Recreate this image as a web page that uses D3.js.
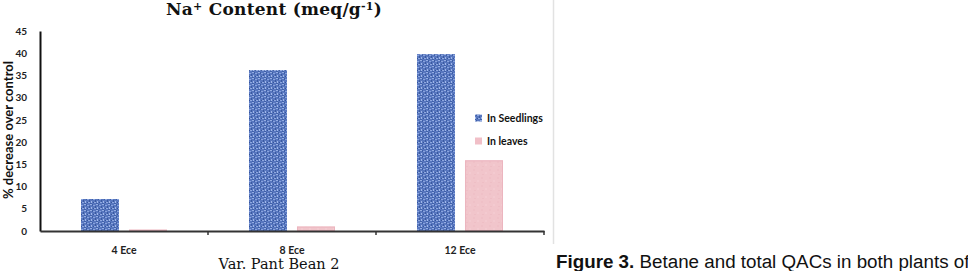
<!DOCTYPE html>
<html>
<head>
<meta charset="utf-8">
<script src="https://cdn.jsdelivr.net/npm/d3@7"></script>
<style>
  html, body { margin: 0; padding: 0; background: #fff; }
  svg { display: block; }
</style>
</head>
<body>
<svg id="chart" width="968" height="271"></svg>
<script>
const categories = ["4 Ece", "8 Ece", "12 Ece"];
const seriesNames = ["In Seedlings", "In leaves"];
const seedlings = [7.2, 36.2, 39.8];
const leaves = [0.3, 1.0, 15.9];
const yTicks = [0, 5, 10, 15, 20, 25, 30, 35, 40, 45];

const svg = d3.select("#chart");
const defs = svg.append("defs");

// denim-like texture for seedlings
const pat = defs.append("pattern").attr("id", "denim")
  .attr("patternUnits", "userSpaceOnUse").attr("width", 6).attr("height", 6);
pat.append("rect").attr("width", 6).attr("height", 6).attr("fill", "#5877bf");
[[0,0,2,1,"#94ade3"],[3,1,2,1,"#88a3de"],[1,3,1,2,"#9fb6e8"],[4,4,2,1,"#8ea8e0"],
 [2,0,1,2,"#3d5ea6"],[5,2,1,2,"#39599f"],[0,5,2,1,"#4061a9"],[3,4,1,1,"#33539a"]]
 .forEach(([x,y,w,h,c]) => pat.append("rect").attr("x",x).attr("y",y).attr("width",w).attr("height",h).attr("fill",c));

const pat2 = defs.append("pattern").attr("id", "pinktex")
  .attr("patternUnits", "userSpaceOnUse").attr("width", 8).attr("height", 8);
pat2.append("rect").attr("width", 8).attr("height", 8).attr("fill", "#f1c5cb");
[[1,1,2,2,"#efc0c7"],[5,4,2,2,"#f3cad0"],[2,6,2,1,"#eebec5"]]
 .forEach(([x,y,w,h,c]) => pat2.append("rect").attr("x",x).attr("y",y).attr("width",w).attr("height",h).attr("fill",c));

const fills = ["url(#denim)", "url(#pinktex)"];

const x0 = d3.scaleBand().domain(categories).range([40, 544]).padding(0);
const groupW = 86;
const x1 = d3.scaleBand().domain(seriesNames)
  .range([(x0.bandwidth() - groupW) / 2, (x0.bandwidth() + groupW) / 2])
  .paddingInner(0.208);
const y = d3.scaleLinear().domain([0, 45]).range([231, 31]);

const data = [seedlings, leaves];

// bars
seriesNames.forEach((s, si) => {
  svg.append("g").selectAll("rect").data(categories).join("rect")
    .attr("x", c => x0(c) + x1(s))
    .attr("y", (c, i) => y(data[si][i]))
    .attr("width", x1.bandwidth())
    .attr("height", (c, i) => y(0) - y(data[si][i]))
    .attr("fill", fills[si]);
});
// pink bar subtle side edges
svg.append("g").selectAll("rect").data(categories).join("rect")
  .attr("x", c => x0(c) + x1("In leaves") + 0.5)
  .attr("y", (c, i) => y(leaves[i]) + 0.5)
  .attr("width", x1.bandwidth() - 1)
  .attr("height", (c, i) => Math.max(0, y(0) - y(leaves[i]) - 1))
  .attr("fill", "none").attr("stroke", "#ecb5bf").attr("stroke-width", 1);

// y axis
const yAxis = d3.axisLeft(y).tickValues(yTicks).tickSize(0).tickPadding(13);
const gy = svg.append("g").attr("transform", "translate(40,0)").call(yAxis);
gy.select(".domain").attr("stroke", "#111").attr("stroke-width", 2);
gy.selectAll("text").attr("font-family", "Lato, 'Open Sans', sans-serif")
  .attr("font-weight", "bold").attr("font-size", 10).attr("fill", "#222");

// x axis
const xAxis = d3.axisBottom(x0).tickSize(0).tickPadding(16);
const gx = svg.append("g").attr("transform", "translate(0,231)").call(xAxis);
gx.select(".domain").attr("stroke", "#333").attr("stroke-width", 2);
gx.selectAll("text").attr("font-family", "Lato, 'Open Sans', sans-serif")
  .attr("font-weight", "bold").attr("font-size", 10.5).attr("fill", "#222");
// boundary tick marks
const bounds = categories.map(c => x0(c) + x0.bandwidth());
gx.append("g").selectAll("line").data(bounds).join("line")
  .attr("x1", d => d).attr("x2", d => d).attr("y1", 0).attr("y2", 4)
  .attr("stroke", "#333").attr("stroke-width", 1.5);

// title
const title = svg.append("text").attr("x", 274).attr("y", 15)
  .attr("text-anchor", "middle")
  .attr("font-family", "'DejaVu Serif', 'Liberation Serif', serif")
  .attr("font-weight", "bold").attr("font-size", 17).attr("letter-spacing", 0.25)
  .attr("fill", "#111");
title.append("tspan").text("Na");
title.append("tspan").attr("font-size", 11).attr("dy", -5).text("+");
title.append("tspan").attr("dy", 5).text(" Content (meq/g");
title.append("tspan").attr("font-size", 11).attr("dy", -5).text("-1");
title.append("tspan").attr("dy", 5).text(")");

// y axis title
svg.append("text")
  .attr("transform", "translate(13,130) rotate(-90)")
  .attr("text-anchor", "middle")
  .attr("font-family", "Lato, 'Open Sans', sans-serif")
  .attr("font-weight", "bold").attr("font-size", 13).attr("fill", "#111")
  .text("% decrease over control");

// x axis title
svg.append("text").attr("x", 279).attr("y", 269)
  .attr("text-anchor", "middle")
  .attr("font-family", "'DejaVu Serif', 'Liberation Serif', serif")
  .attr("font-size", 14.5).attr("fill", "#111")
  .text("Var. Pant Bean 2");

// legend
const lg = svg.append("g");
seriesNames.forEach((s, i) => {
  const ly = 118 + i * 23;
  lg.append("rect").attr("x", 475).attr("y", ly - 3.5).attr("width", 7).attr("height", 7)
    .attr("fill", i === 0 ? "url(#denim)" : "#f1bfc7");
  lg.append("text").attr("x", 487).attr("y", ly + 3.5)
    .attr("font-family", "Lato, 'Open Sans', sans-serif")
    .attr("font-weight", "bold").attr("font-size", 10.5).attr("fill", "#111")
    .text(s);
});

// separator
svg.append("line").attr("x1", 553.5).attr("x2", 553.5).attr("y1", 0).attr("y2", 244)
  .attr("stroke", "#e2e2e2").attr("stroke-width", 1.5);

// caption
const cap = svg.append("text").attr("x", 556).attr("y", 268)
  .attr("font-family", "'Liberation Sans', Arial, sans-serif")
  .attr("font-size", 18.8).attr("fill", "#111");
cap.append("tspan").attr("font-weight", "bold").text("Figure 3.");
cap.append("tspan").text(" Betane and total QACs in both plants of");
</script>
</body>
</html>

▶ _WRITTEN PROBLEM_:
All the material shown above is to be copied exactly, with no pictures carried over.

▶ _COMPLETED TASK_:
Recreate this image as a web page that uses D3.js.
<!DOCTYPE html>
<html>
<head>
<meta charset="utf-8">
<script src="https://cdn.jsdelivr.net/npm/d3@7"></script>
<style>
  html, body { margin: 0; padding: 0; background: #fff; }
  svg { display: block; }
</style>
</head>
<body>
<svg id="chart" width="968" height="271"></svg>
<script>
const categories = ["4 Ece", "8 Ece", "12 Ece"];
const seriesNames = ["In Seedlings", "In leaves"];
const seedlings = [7.2, 36.2, 39.8];
const leaves = [0.3, 1.0, 15.9];
const yTicks = [0, 5, 10, 15, 20, 25, 30, 35, 40, 45];

const svg = d3.select("#chart");
const defs = svg.append("defs");

// denim-like texture for seedlings
const pat = defs.append("pattern").attr("id", "denim")
  .attr("patternUnits", "userSpaceOnUse").attr("width", 6).attr("height", 6);
pat.append("rect").attr("width", 6).attr("height", 6).attr("fill", "#5877bf");
[[0,0,2,1,"#94ade3"],[3,1,2,1,"#88a3de"],[1,3,1,2,"#9fb6e8"],[4,4,2,1,"#8ea8e0"],
 [2,0,1,2,"#3d5ea6"],[5,2,1,2,"#39599f"],[0,5,2,1,"#4061a9"],[3,4,1,1,"#33539a"]]
 .forEach(([x,y,w,h,c]) => pat.append("rect").attr("x",x).attr("y",y).attr("width",w).attr("height",h).attr("fill",c));

const pat2 = defs.append("pattern").attr("id", "pinktex")
  .attr("patternUnits", "userSpaceOnUse").attr("width", 8).attr("height", 8);
pat2.append("rect").attr("width", 8).attr("height", 8).attr("fill", "#f1c5cb");
[[1,1,2,2,"#efc0c7"],[5,4,2,2,"#f3cad0"],[2,6,2,1,"#eebec5"]]
 .forEach(([x,y,w,h,c]) => pat2.append("rect").attr("x",x).attr("y",y).attr("width",w).attr("height",h).attr("fill",c));

const fills = ["url(#denim)", "url(#pinktex)"];

const x0 = d3.scaleBand().domain(categories).range([40, 544]).padding(0);
const groupW = 86;
const x1 = d3.scaleBand().domain(seriesNames)
  .range([(x0.bandwidth() - groupW) / 2, (x0.bandwidth() + groupW) / 2])
  .paddingInner(0.208);
const y = d3.scaleLinear().domain([0, 45]).range([231, 31]);

const data = [seedlings, leaves];

// bars
seriesNames.forEach((s, si) => {
  svg.append("g").selectAll("rect").data(categories).join("rect")
    .attr("x", c => x0(c) + x1(s))
    .attr("y", (c, i) => y(data[si][i]))
    .attr("width", x1.bandwidth())
    .attr("height", (c, i) => y(0) - y(data[si][i]))
    .attr("fill", fills[si]);
});
// pink bar subtle side edges
svg.append("g").selectAll("rect").data(categories).join("rect")
  .attr("x", c => x0(c) + x1("In leaves") + 0.5)
  .attr("y", (c, i) => y(leaves[i]) + 0.5)
  .attr("width", x1.bandwidth() - 1)
  .attr("height", (c, i) => Math.max(0, y(0) - y(leaves[i]) - 1))
  .attr("fill", "none").attr("stroke", "#ecb5bf").attr("stroke-width", 1);

// y axis
const yAxis = d3.axisLeft(y).tickValues(yTicks).tickSize(0).tickPadding(13);
const gy = svg.append("g").attr("transform", "translate(40,0)").call(yAxis);
gy.select(".domain").attr("stroke", "#111").attr("stroke-width", 2);
gy.selectAll("text").attr("font-family", "Lato, 'Open Sans', sans-serif")
  .attr("font-weight", "bold").attr("font-size", 10).attr("fill", "#222");

// x axis
const xAxis = d3.axisBottom(x0).tickSize(0).tickPadding(16);
const gx = svg.append("g").attr("transform", "translate(0,231)").call(xAxis);
gx.select(".domain").attr("stroke", "#333").attr("stroke-width", 2);
gx.selectAll("text").attr("font-family", "Lato, 'Open Sans', sans-serif")
  .attr("font-weight", "bold").attr("font-size", 10.5).attr("fill", "#222");
// boundary tick marks
const bounds = categories.map(c => x0(c) + x0.bandwidth());
gx.append("g").selectAll("line").data(bounds).join("line")
  .attr("x1", d => d).attr("x2", d => d).attr("y1", 0).attr("y2", 4)
  .attr("stroke", "#333").attr("stroke-width", 1.5);

// title
const title = svg.append("text").attr("x", 274).attr("y", 15)
  .attr("text-anchor", "middle")
  .attr("font-family", "'DejaVu Serif', 'Liberation Serif', serif")
  .attr("font-weight", "bold").attr("font-size", 17).attr("letter-spacing", 0.25)
  .attr("fill", "#111");
title.append("tspan").text("Na");
title.append("tspan").attr("font-size", 11).attr("dy", -5).text("+");
title.append("tspan").attr("dy", 5).text(" Content (meq/g");
title.append("tspan").attr("font-size", 11).attr("dy", -5).text("-1");
title.append("tspan").attr("dy", 5).text(")");

// y axis title
svg.append("text")
  .attr("transform", "translate(13,130) rotate(-90)")
  .attr("text-anchor", "middle")
  .attr("font-family", "Lato, 'Open Sans', sans-serif")
  .attr("font-weight", "bold").attr("font-size", 13).attr("fill", "#111")
  .text("% decrease over control");

// x axis title
svg.append("text").attr("x", 279).attr("y", 269)
  .attr("text-anchor", "middle")
  .attr("font-family", "'DejaVu Serif', 'Liberation Serif', serif")
  .attr("font-size", 14.5).attr("fill", "#111")
  .text("Var. Pant Bean 2");

// legend
const lg = svg.append("g");
seriesNames.forEach((s, i) => {
  const ly = 118 + i * 23;
  lg.append("rect").attr("x", 475).attr("y", ly - 3.5).attr("width", 7).attr("height", 7)
    .attr("fill", i === 0 ? "url(#denim)" : "#f1bfc7");
  lg.append("text").attr("x", 487).attr("y", ly + 3.5)
    .attr("font-family", "Lato, 'Open Sans', sans-serif")
    .attr("font-weight", "bold").attr("font-size", 10.5).attr("fill", "#111")
    .text(s);
});

// separator
svg.append("line").attr("x1", 553.5).attr("x2", 553.5).attr("y1", 0).attr("y2", 244)
  .attr("stroke", "#e2e2e2").attr("stroke-width", 1.5);

// caption
const cap = svg.append("text").attr("x", 556).attr("y", 268)
  .attr("font-family", "'Liberation Sans', Arial, sans-serif")
  .attr("font-size", 18.8).attr("fill", "#111");
cap.append("tspan").attr("font-weight", "bold").text("Figure 3.");
cap.append("tspan").text(" Betane and total QACs in both plants of");
</script>
</body>
</html>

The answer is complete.